WHAT THE TASK REQUIRES
Quote the listing in full, exactly as given, minus any pictures.

DATA
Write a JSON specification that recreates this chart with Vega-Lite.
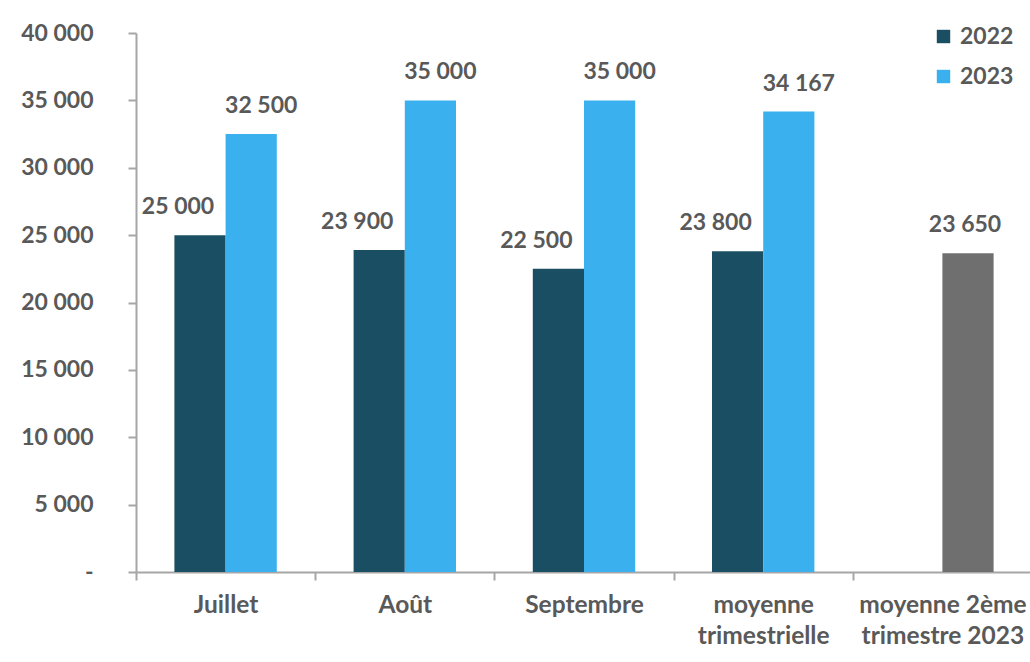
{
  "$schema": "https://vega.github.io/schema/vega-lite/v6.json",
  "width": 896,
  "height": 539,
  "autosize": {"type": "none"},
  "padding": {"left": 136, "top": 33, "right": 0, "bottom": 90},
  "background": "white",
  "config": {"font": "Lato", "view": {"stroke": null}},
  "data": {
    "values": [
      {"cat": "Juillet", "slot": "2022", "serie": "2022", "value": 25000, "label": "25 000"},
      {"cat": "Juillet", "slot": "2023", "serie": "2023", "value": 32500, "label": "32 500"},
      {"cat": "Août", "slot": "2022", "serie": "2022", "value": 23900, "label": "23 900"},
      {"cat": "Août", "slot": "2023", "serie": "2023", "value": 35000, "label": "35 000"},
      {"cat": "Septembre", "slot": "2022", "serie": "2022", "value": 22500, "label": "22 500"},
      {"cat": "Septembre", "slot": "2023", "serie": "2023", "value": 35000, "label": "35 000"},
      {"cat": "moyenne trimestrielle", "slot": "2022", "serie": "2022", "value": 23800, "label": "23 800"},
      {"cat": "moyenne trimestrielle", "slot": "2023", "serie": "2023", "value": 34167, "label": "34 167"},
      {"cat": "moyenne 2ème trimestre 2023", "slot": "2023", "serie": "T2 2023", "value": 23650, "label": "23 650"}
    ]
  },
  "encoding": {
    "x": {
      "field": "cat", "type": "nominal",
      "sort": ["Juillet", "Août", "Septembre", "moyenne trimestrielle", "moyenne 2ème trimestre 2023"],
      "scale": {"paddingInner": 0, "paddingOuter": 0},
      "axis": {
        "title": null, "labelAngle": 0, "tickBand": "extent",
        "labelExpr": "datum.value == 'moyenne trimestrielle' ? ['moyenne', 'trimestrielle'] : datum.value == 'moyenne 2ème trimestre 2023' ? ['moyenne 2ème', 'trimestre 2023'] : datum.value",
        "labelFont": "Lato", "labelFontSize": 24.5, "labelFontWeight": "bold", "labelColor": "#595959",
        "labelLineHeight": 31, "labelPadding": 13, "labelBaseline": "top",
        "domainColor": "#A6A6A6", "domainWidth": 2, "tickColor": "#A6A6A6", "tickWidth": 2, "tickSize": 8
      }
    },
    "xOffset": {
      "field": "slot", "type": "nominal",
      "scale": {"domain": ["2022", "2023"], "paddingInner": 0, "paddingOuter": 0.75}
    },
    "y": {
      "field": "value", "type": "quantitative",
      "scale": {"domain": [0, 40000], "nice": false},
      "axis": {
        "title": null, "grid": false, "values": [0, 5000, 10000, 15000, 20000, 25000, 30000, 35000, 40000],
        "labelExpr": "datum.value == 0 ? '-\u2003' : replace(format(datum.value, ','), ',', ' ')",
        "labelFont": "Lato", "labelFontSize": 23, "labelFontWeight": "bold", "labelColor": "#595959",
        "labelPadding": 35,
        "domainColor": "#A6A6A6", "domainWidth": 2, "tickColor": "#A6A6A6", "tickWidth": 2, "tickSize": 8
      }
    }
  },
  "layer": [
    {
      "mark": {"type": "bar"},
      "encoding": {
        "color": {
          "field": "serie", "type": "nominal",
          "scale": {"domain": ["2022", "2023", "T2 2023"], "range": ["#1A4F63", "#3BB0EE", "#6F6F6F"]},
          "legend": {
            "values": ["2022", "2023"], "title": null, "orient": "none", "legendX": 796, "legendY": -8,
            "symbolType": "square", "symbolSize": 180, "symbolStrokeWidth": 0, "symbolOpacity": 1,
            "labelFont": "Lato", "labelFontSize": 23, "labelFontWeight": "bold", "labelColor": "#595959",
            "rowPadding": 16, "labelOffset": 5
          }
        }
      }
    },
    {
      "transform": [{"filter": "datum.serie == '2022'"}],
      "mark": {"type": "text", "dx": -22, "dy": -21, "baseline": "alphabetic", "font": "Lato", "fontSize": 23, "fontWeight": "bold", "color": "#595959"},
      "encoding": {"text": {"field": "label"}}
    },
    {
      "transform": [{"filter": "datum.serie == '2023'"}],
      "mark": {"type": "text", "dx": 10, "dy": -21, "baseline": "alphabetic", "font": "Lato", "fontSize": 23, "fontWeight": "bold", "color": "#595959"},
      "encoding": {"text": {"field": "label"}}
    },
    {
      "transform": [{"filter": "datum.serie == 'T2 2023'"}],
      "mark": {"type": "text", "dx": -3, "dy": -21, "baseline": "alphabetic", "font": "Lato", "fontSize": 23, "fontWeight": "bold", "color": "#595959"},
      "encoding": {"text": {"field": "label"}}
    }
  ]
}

ANSWER FOR THE TASK
Write a JSON specification that recreates this chart with Vega-Lite.
{
  "$schema": "https://vega.github.io/schema/vega-lite/v6.json",
  "width": 896,
  "height": 539,
  "autosize": {"type": "none"},
  "padding": {"left": 136, "top": 33, "right": 0, "bottom": 90},
  "background": "white",
  "config": {"font": "Lato", "view": {"stroke": null}},
  "data": {
    "values": [
      {"cat": "Juillet", "slot": "2022", "serie": "2022", "value": 25000, "label": "25 000"},
      {"cat": "Juillet", "slot": "2023", "serie": "2023", "value": 32500, "label": "32 500"},
      {"cat": "Août", "slot": "2022", "serie": "2022", "value": 23900, "label": "23 900"},
      {"cat": "Août", "slot": "2023", "serie": "2023", "value": 35000, "label": "35 000"},
      {"cat": "Septembre", "slot": "2022", "serie": "2022", "value": 22500, "label": "22 500"},
      {"cat": "Septembre", "slot": "2023", "serie": "2023", "value": 35000, "label": "35 000"},
      {"cat": "moyenne trimestrielle", "slot": "2022", "serie": "2022", "value": 23800, "label": "23 800"},
      {"cat": "moyenne trimestrielle", "slot": "2023", "serie": "2023", "value": 34167, "label": "34 167"},
      {"cat": "moyenne 2ème trimestre 2023", "slot": "2023", "serie": "T2 2023", "value": 23650, "label": "23 650"}
    ]
  },
  "encoding": {
    "x": {
      "field": "cat", "type": "nominal",
      "sort": ["Juillet", "Août", "Septembre", "moyenne trimestrielle", "moyenne 2ème trimestre 2023"],
      "scale": {"paddingInner": 0, "paddingOuter": 0},
      "axis": {
        "title": null, "labelAngle": 0, "tickBand": "extent",
        "labelExpr": "datum.value == 'moyenne trimestrielle' ? ['moyenne', 'trimestrielle'] : datum.value == 'moyenne 2ème trimestre 2023' ? ['moyenne 2ème', 'trimestre 2023'] : datum.value",
        "labelFont": "Lato", "labelFontSize": 24.5, "labelFontWeight": "bold", "labelColor": "#595959",
        "labelLineHeight": 31, "labelPadding": 13, "labelBaseline": "top",
        "domainColor": "#A6A6A6", "domainWidth": 2, "tickColor": "#A6A6A6", "tickWidth": 2, "tickSize": 8
      }
    },
    "xOffset": {
      "field": "slot", "type": "nominal",
      "scale": {"domain": ["2022", "2023"], "paddingInner": 0, "paddingOuter": 0.75}
    },
    "y": {
      "field": "value", "type": "quantitative",
      "scale": {"domain": [0, 40000], "nice": false},
      "axis": {
        "title": null, "grid": false, "values": [0, 5000, 10000, 15000, 20000, 25000, 30000, 35000, 40000],
        "labelExpr": "datum.value == 0 ? '-\u2003' : replace(format(datum.value, ','), ',', ' ')",
        "labelFont": "Lato", "labelFontSize": 23, "labelFontWeight": "bold", "labelColor": "#595959",
        "labelPadding": 35,
        "domainColor": "#A6A6A6", "domainWidth": 2, "tickColor": "#A6A6A6", "tickWidth": 2, "tickSize": 8
      }
    }
  },
  "layer": [
    {
      "mark": {"type": "bar"},
      "encoding": {
        "color": {
          "field": "serie", "type": "nominal",
          "scale": {"domain": ["2022", "2023", "T2 2023"], "range": ["#1A4F63", "#3BB0EE", "#6F6F6F"]},
          "legend": {
            "values": ["2022", "2023"], "title": null, "orient": "none", "legendX": 796, "legendY": -8,
            "symbolType": "square", "symbolSize": 180, "symbolStrokeWidth": 0, "symbolOpacity": 1,
            "labelFont": "Lato", "labelFontSize": 23, "labelFontWeight": "bold", "labelColor": "#595959",
            "rowPadding": 16, "labelOffset": 5
          }
        }
      }
    },
    {
      "transform": [{"filter": "datum.serie == '2022'"}],
      "mark": {"type": "text", "dx": -22, "dy": -21, "baseline": "alphabetic", "font": "Lato", "fontSize": 23, "fontWeight": "bold", "color": "#595959"},
      "encoding": {"text": {"field": "label"}}
    },
    {
      "transform": [{"filter": "datum.serie == '2023'"}],
      "mark": {"type": "text", "dx": 10, "dy": -21, "baseline": "alphabetic", "font": "Lato", "fontSize": 23, "fontWeight": "bold", "color": "#595959"},
      "encoding": {"text": {"field": "label"}}
    },
    {
      "transform": [{"filter": "datum.serie == 'T2 2023'"}],
      "mark": {"type": "text", "dx": -3, "dy": -21, "baseline": "alphabetic", "font": "Lato", "fontSize": 23, "fontWeight": "bold", "color": "#595959"},
      "encoding": {"text": {"field": "label"}}
    }
  ]
}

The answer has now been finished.